A block of data:
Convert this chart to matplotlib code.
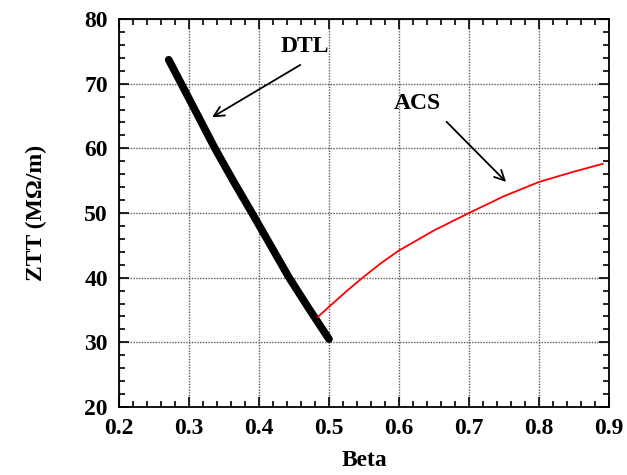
import numpy as np
import matplotlib
matplotlib.use('Agg')
import matplotlib.pyplot as plt
from matplotlib.ticker import MultipleLocator

# shunt impedance vs beta for the two linac sections
dtl_beta = [0.271, 0.300, 0.337, 0.363, 0.390, 0.416, 0.443, 0.472, 0.500]
dtl_ztt = [73.7, 67.7, 60.0, 55.0, 50.0, 45.1, 40.0, 35.1, 30.5]

acs_beta = [0.484, 0.500, 0.525, 0.548, 0.575, 0.600, 0.650, 0.700, 0.750,
            0.800, 0.850, 0.891]
acs_ztt = [33.9, 35.5, 37.9, 40.0, 42.3, 44.2, 47.3, 50.0, 52.6,
           54.8, 56.4, 57.6]

xticks = [0.2, 0.3, 0.4, 0.5, 0.6, 0.7, 0.8, 0.9]

plt.rcParams['font.family'] = ['Liberation Serif', 'DejaVu Serif']
plt.rcParams['font.weight'] = 'bold'
ax_fontdict = {'fontsize': 17, 'fontweight': 'bold'}

fig = plt.figure(figsize=(6.27, 4.75), dpi=100)
ax = fig.add_axes([119/627, 1 - 407/475, 490/627, 388/475])

ax.plot(dtl_beta, dtl_ztt, '-', color='black', linewidth=5.5,
        solid_capstyle='round', solid_joinstyle='round', zorder=3)
ax.plot(acs_beta, acs_ztt, '-', color='red', linewidth=1.3, zorder=3)

ax.set_xlim(0.2, 0.9)
ax.set_ylim(20, 80)
ax.set_xticks(xticks)
ax.set_xticklabels(['%.1f' % v for v in xticks])
ax.xaxis.set_minor_locator(MultipleLocator(0.02))
ax.yaxis.set_major_locator(MultipleLocator(10))
ax.yaxis.set_minor_locator(MultipleLocator(2))
ax.tick_params(which='both', direction='in', top=True, right=True,
               labelsize=17, width=1.2)
ax.tick_params(which='major', length=7, pad=8)
ax.tick_params(which='minor', length=4.5)
for lbl in ax.get_xticklabels() + ax.get_yticklabels():
    lbl.set_fontweight('bold')
for sp in ax.spines.values():
    sp.set_linewidth(1.3)

ax.grid(True, which='major', linestyle=(0, (1, 1)), color='0.35',
        linewidth=1.0)

ax.set_xlabel('Beta', fontdict=ax_fontdict, labelpad=8)
ax.set_ylabel('ZTT (M\u03a9/m)', fontdict=ax_fontdict, labelpad=27)

# curve labels with pointer arrows
arrow_kw = dict(arrowstyle='->', color='black', lw=1.3,
                shrinkA=0, shrinkB=0, mutation_scale=18)
ax.text(0.465, 75.7, 'DTL', fontsize=17, fontweight='bold',
        ha='center', va='center')
ax.annotate('', xy=(0.333, 64.8), xytext=(0.459, 72.9), arrowprops=arrow_kw)
ax.text(0.626, 67.0, 'ACS', fontsize=17, fontweight='bold',
        ha='center', va='center')
ax.annotate('', xy=(0.753, 54.8), xytext=(0.668, 64.1), arrowprops=arrow_kw)

fig.savefig('out.png', dpi=100)
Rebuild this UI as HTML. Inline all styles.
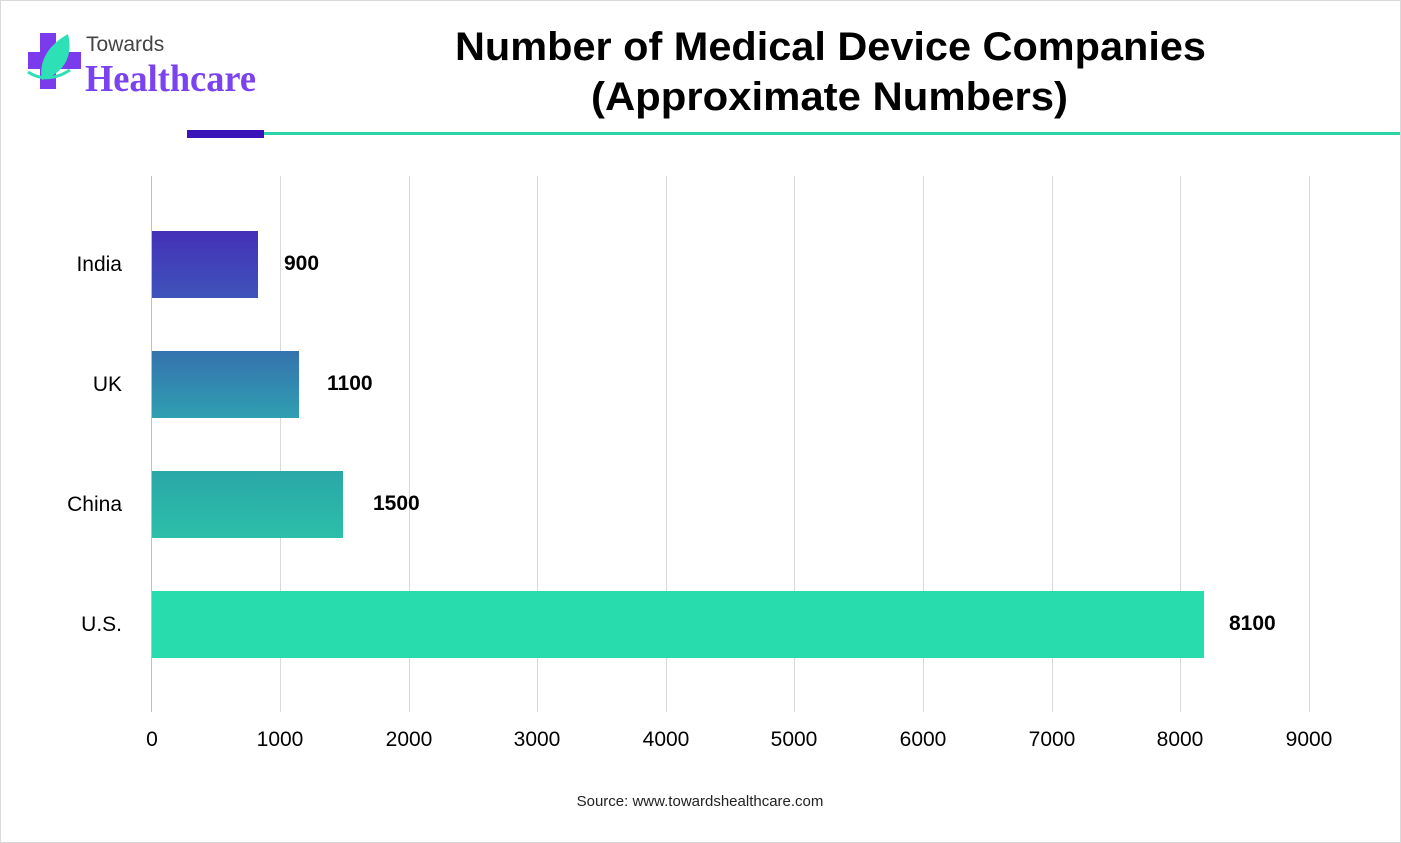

▶ [PROBLEM TO WORK ON]: In the records above, find the line containing "color='red', linewidth=1.3, zorder=3)" and output every line from the first through that one, exactly, omitting pictures.

▶ [TASK ANSWER]:
Convert this chart to matplotlib code.
import numpy as np
import matplotlib
matplotlib.use('Agg')
import matplotlib.pyplot as plt
from matplotlib.ticker import MultipleLocator

# shunt impedance vs beta for the two linac sections
dtl_beta = [0.271, 0.300, 0.337, 0.363, 0.390, 0.416, 0.443, 0.472, 0.500]
dtl_ztt = [73.7, 67.7, 60.0, 55.0, 50.0, 45.1, 40.0, 35.1, 30.5]

acs_beta = [0.484, 0.500, 0.525, 0.548, 0.575, 0.600, 0.650, 0.700, 0.750,
            0.800, 0.850, 0.891]
acs_ztt = [33.9, 35.5, 37.9, 40.0, 42.3, 44.2, 47.3, 50.0, 52.6,
           54.8, 56.4, 57.6]

xticks = [0.2, 0.3, 0.4, 0.5, 0.6, 0.7, 0.8, 0.9]

plt.rcParams['font.family'] = ['Liberation Serif', 'DejaVu Serif']
plt.rcParams['font.weight'] = 'bold'
ax_fontdict = {'fontsize': 17, 'fontweight': 'bold'}

fig = plt.figure(figsize=(6.27, 4.75), dpi=100)
ax = fig.add_axes([119/627, 1 - 407/475, 490/627, 388/475])

ax.plot(dtl_beta, dtl_ztt, '-', color='black', linewidth=5.5,
        solid_capstyle='round', solid_joinstyle='round', zorder=3)
ax.plot(acs_beta, acs_ztt, '-', color='red', linewidth=1.3, zorder=3)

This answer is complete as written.